>> START SUPPLIED DATA

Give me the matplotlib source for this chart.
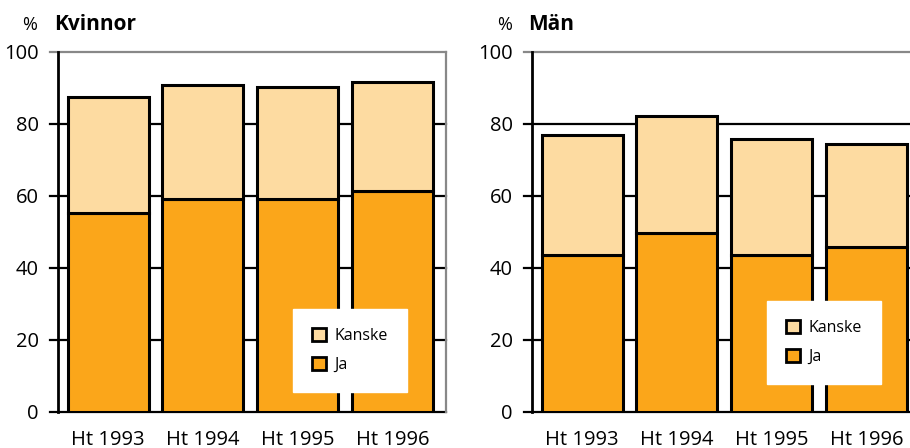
import matplotlib.pyplot as plt
from matplotlib.patches import Patch

plt.rcParams['font.family'] = ['Open Sans', 'DejaVu Sans']

years = ['Ht 1993', 'Ht 1994', 'Ht 1995', 'Ht 1996']
kvinnor_ja = [55.2, 59.2, 59.2, 61.3]
kvinnor_total = [87.5, 90.8, 90.3, 91.7]
man_ja = [43.6, 49.7, 43.6, 45.7]
man_total = [76.9, 82.3, 75.9, 74.5]
yticks = [0, 20, 40, 60, 80, 100]

c_ja = '#FBA61A'
c_kanske = '#FDDBA1'

fig = plt.figure(figsize=(9.1, 4.48), dpi=100)


def panel(rect, ja, total, legend_pos):
    ax = fig.add_axes(rect)
    x = range(len(years))
    kanske = [t - j for t, j in zip(total, ja)]
    ax.bar(x, ja, width=0.855, color=c_ja, edgecolor='black', lw=2.2, zorder=3)
    ax.bar(x, kanske, bottom=ja, width=0.855, color=c_kanske, edgecolor='black', lw=2.2, zorder=3)
    ax.set_xlim(-0.53, 3.565)
    ax.set_ylim(0, 100)
    for v in yticks:
        col = '#888888' if v == 100 else 'black'
        ax.axhline(v, xmin=-0.021, xmax=1, color=col, lw=1.6, clip_on=False, zorder=1)
    ax.set_yticks(yticks)
    ax.tick_params(axis='y', length=0, pad=14, labelsize=14.5)
    ax.set_xticks(list(x))
    ax.set_xticklabels(years)
    ax.tick_params(axis='x', length=0, pad=13, labelsize=14.5)
    ax.spines['top'].set_visible(False)
    ax.spines['bottom'].set_visible(False)
    ax.spines['left'].set_linewidth(2)
    ax.spines['left'].set_zorder(4)
    ax.spines['right'].set_color('#888888')
    ax.spines['right'].set_linewidth(1.6)
    handles = [Patch(facecolor=c_kanske, edgecolor='black', lw=2, label='Kanske'),
               Patch(facecolor=c_ja, edgecolor='black', lw=2, label='Ja')]
    leg = ax.legend(handles=handles, loc='lower left', bbox_to_anchor=legend_pos,
                    frameon=True, fancybox=False, framealpha=1, edgecolor='white',
                    fontsize=11.5, handlelength=0.9, handleheight=0.9,
                    borderpad=1.2, labelspacing=0.8, handletextpad=0.5,
                    borderaxespad=0)
    leg.set_zorder(5)
    return ax


panel([0.0637, 0.0804, 0.4264, 0.8036], kvinnor_ja, kvinnor_total, (0.605, 0.055))
panel([0.5846, 0.0804, 0.4264, 0.8036], man_ja, man_total, (0.605, 0.078))

fig.text(0.024, 0.932, '%', fontsize=13)
fig.text(0.060, 0.932, 'Kvinnor', fontsize=15, fontweight='bold')
fig.text(0.546, 0.932, '%', fontsize=13)
fig.text(0.580, 0.932, 'Män', fontsize=15, fontweight='bold')

fig.savefig('out.png', dpi=100)
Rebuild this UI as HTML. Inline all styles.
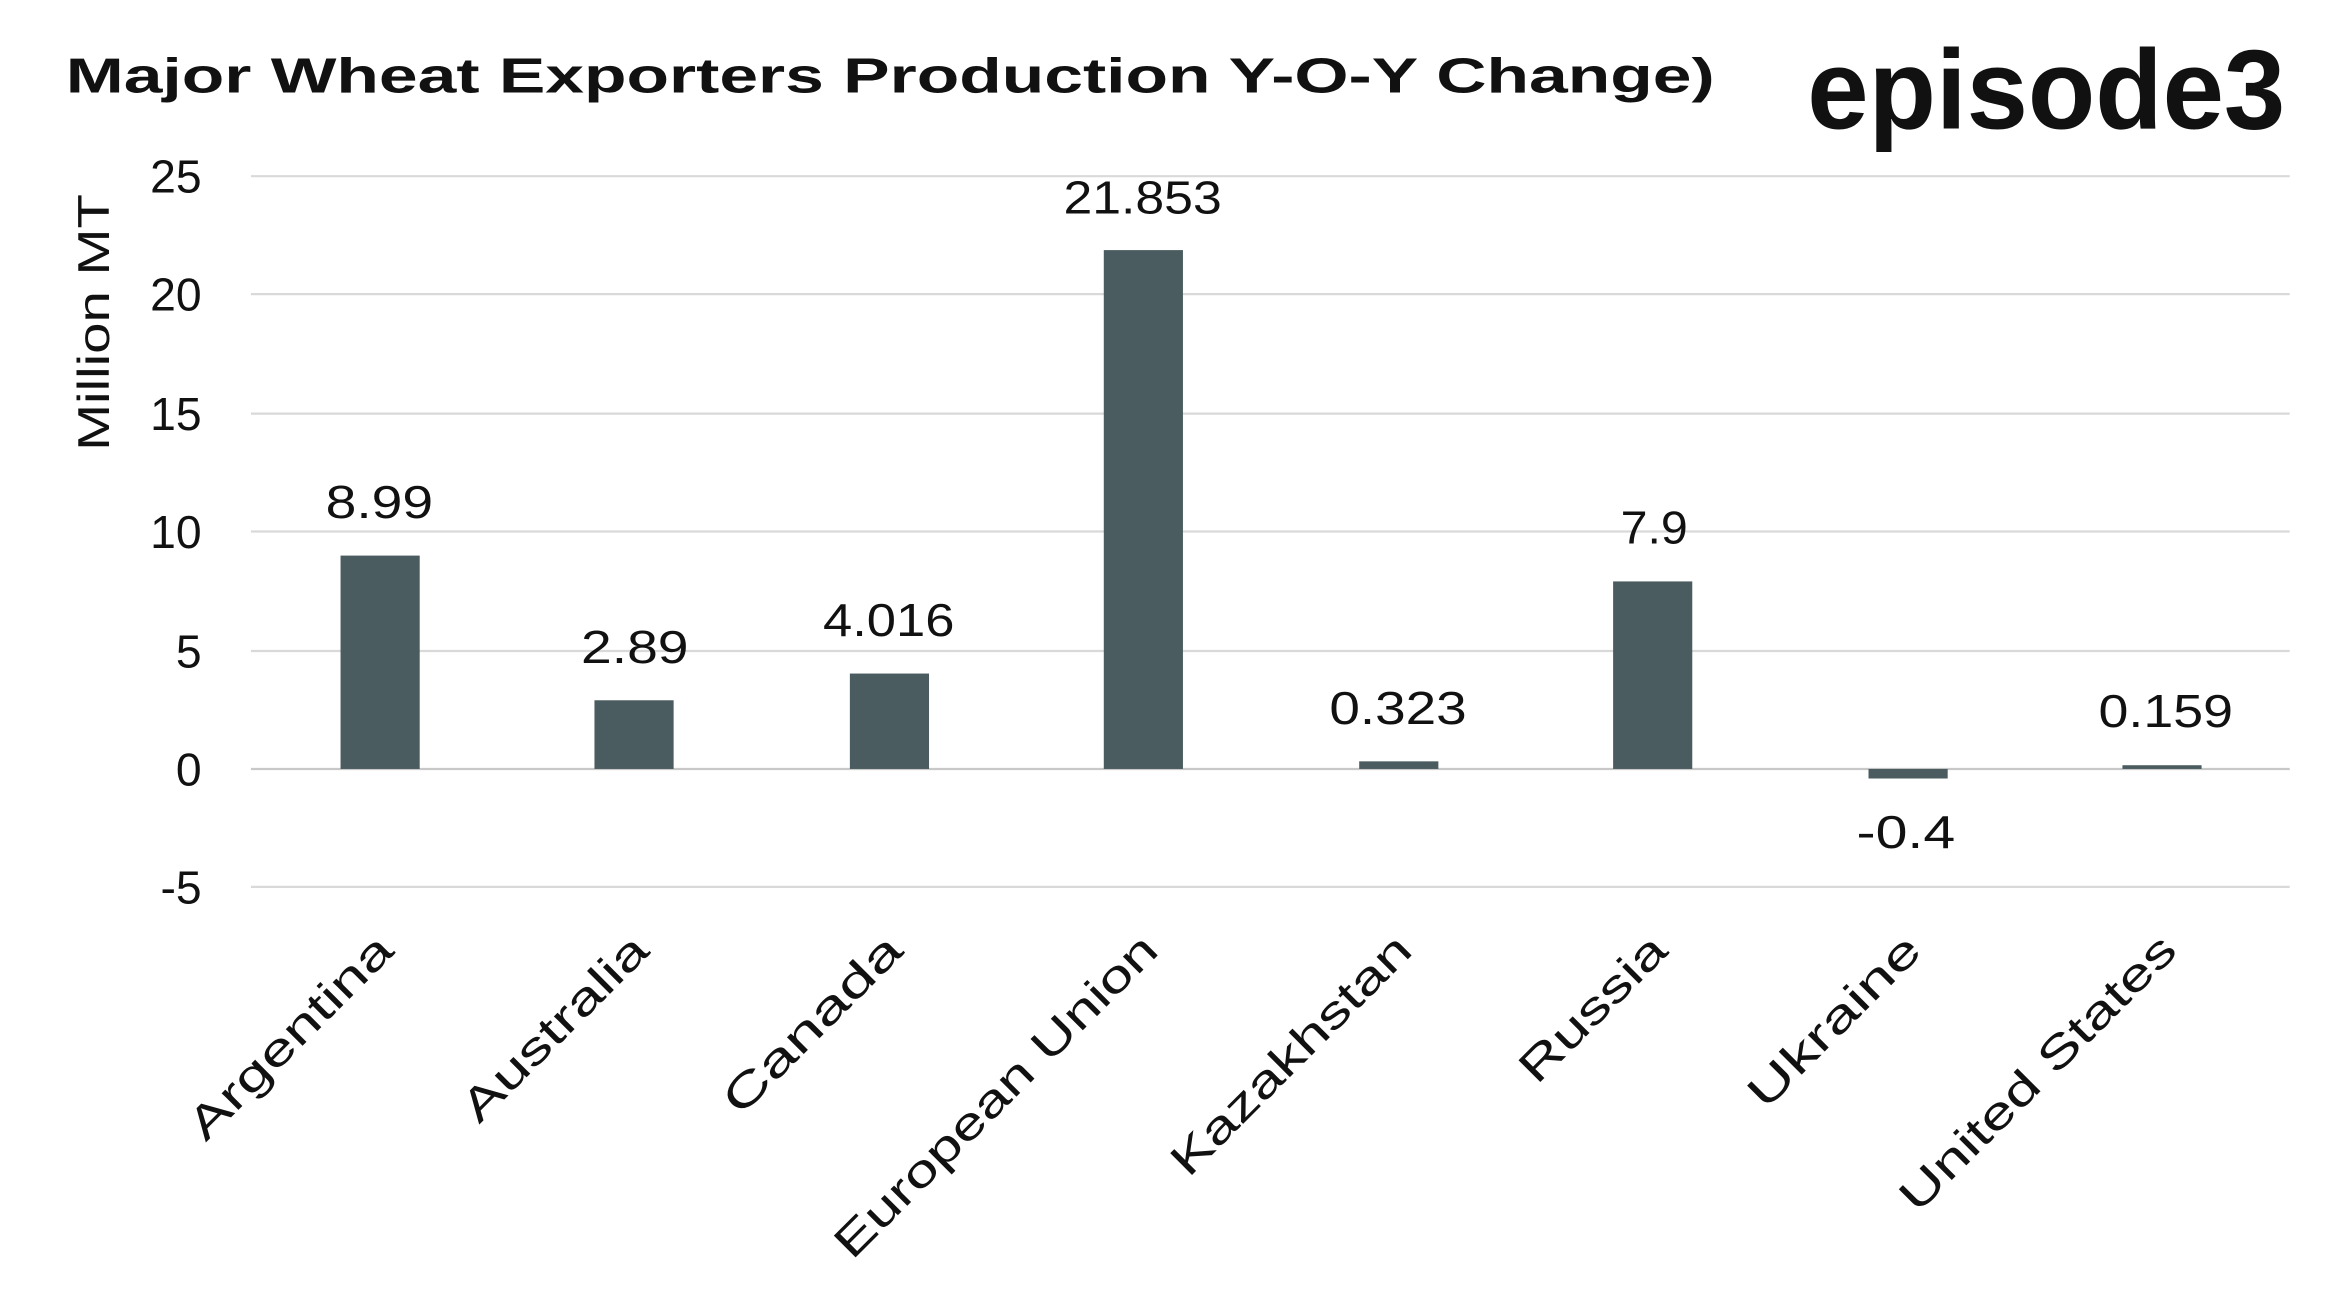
<!DOCTYPE html>
<html><head><meta charset="utf-8"><style>
html,body{margin:0;padding:0;background:#fff;}
svg{display:block;}
text{font-family:"Liberation Sans",sans-serif;fill:#111;}
</style></head><body>
<svg width="2342" height="1302" viewBox="0 0 1568 872" preserveAspectRatio="none" xmlns="http://www.w3.org/2000/svg">
<rect width="1568" height="872" fill="#fff"/>
<text x="44" y="62" font-size="33" font-weight="bold" textLength="1104" lengthAdjust="spacingAndGlyphs">Major Wheat Exporters Production  Y-O-Y Change)</text>
<text x="1210" y="86" font-size="76" font-weight="bold" textLength="320" lengthAdjust="spacingAndGlyphs">episode3</text>
<g stroke="#d9d9d9" stroke-width="1.5">
<line x1="168" x2="1533" y1="118" y2="118"/>
<line x1="168" x2="1533" y1="197" y2="197"/>
<line x1="168" x2="1533" y1="277" y2="277"/>
<line x1="168" x2="1533" y1="356" y2="356"/>
<line x1="168" x2="1533" y1="436" y2="436"/>
<line x1="168" x2="1533" y1="594" y2="594"/>
<line x1="168" x2="1533" y1="515" y2="515" stroke="#c8c8c8"/>
</g>
<g font-size="31" text-anchor="end">
<text x="135" y="129">25</text>
<text x="135" y="208">20</text>
<text x="135" y="288">15</text>
<text x="135" y="367">10</text>
<text x="135" y="447">5</text>
<text x="135" y="526">0</text>
<text x="135" y="605">-5</text>
</g>
<text transform="translate(73,216) rotate(-90)" font-size="30" text-anchor="middle" textLength="172" lengthAdjust="spacingAndGlyphs">Million MT</text>
<g fill="#4a5c5f">
<rect x="228" y="372.1" width="53" height="142.9"/>
<rect x="398" y="469" width="53" height="46"/>
<rect x="569" y="451.1" width="53" height="63.9"/>
<rect x="739" y="167.5" width="53" height="347.5"/>
<rect x="910" y="509.9" width="53" height="5.1"/>
<rect x="1080" y="389.4" width="53" height="125.6"/>
<rect x="1251" y="515" width="53" height="6.4"/>
<rect x="1421" y="512.5" width="53" height="2.5"/>
</g>
<g font-size="31">
<text x="218" y="347" textLength="72" lengthAdjust="spacingAndGlyphs">8.99</text>
<text x="389" y="444" textLength="72" lengthAdjust="spacingAndGlyphs">2.89</text>
<text x="551" y="426" textLength="88" lengthAdjust="spacingAndGlyphs">4.016</text>
<text x="712" y="143" textLength="106" lengthAdjust="spacingAndGlyphs">21.853</text>
<text x="890" y="485" textLength="92" lengthAdjust="spacingAndGlyphs">0.323</text>
<text x="1085" y="364" textLength="45" lengthAdjust="spacingAndGlyphs">7.9</text>
<text x="1243" y="568" textLength="66" lengthAdjust="spacingAndGlyphs">-0.4</text>
<text x="1405" y="487" textLength="90" lengthAdjust="spacingAndGlyphs">0.159</text>
</g>
<g font-size="30" text-anchor="end">
<text transform="translate(265,638) rotate(-45)" textLength="180" lengthAdjust="spacingAndGlyphs">Argentina</text>
<text transform="translate(436,638) rotate(-45)" textLength="163" lengthAdjust="spacingAndGlyphs">Australia</text>
<text transform="translate(606,638) rotate(-45)" textLength="156" lengthAdjust="spacingAndGlyphs">Canada</text>
<text transform="translate(777,638) rotate(-45)" textLength="292" lengthAdjust="spacingAndGlyphs">European Union</text>
<text transform="translate(947,638) rotate(-45)" textLength="214" lengthAdjust="spacingAndGlyphs">Kazakhstan</text>
<text transform="translate(1118,638) rotate(-45)" textLength="126" lengthAdjust="spacingAndGlyphs">Russia</text>
<text transform="translate(1288,638) rotate(-45)" textLength="150" lengthAdjust="spacingAndGlyphs">Ukraine</text>
<text transform="translate(1459,638) rotate(-45)" textLength="248" lengthAdjust="spacingAndGlyphs">United States</text>
</g>
</svg>
</body></html>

>> END SUPPLIED DATA

Lines holding the word "this" in the entries above are the ones to pull out. Copy them all.

Give me the matplotlib source for this chart.
Rebuild this UI as HTML. Inline all styles.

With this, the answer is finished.